In 2012, French movie director Jean-Jacques Annaud got a warm welcome in China after more than a dozen years as persona non grata there for having offended official Chinese Communist Party history with his 1997 film Seven Years in Tibet—the story of a German mountaineer’s sympathetic relationship with the young Dalai Lama before the monk became the exiled spiritual leader often referred to by Beijing in the years since as “a wolf in monk’s robes.”
What occasioned China’s late embrace of Annaud? Could it have been his agreement to lead the jury at the Shanghai International Film Festival in 2012, loaning the strictly controlled event the gravitas of his decades of glamorously global moviemaking (Quest for Fire , The Bear , Two Brothers )?
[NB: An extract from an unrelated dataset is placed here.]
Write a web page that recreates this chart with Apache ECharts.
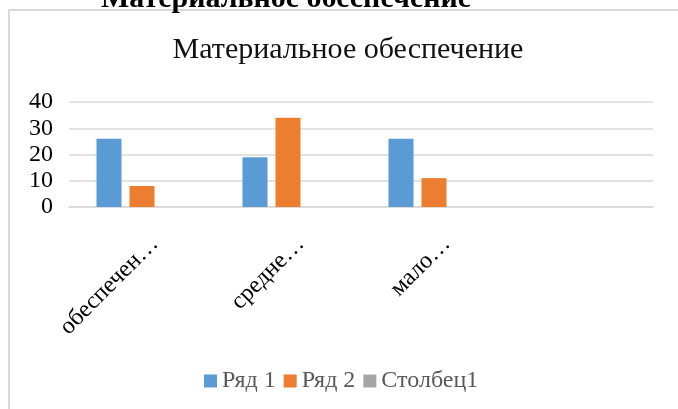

Or was it Annaud’s having signed up, in 2009, to direct what turned out, this past February, to be a blockbuster movie version of the bestselling Chinese novel Wolf Totem, a film releasing across the United States on today.
According to distributor Columbia Pictures, Wolf Totem will play in 3D at over 125 cinemas, including on 100 giant IMAX screens. The prints will carry the English subtitles that most American audiences (and Annaud himself) must rely on to understand the film’s Mandarin and Mongolian dialogue. The film tells the story of a young man of China’s majority ethnic group, the Han, who is sent from Beijing to the countryside to teach Mandarin to the nomadic herdsman of Inner Mongolia during the Cultural Revolution, a decade of tumult and paranoia under the rule of Mao Zedong. The Mongol shepherds live in tenuous harmony with nature on the vast grasslands of Inner Mongolia, but, reminiscent of many mid-century American cowboys-and-Indians movies, Wolf Totem the film tells of their capitulation in the face of the arrival of the mostly Han Chinese carrying messages of “civilization.”
For the director of many films that go to great lengths to capture the natural world and carry a message of mankind’s need to care better for our planet, Wolf Totem presented Annaud with the chance of a lifetime, a chance to raise and train a pack of wolves for three years—literally building a $1 million “motel” for the pups on the steppe. It was a chance to eschew computer generated imaging for the real thing, and a chance to film his tamed creations with the help of a giant crew.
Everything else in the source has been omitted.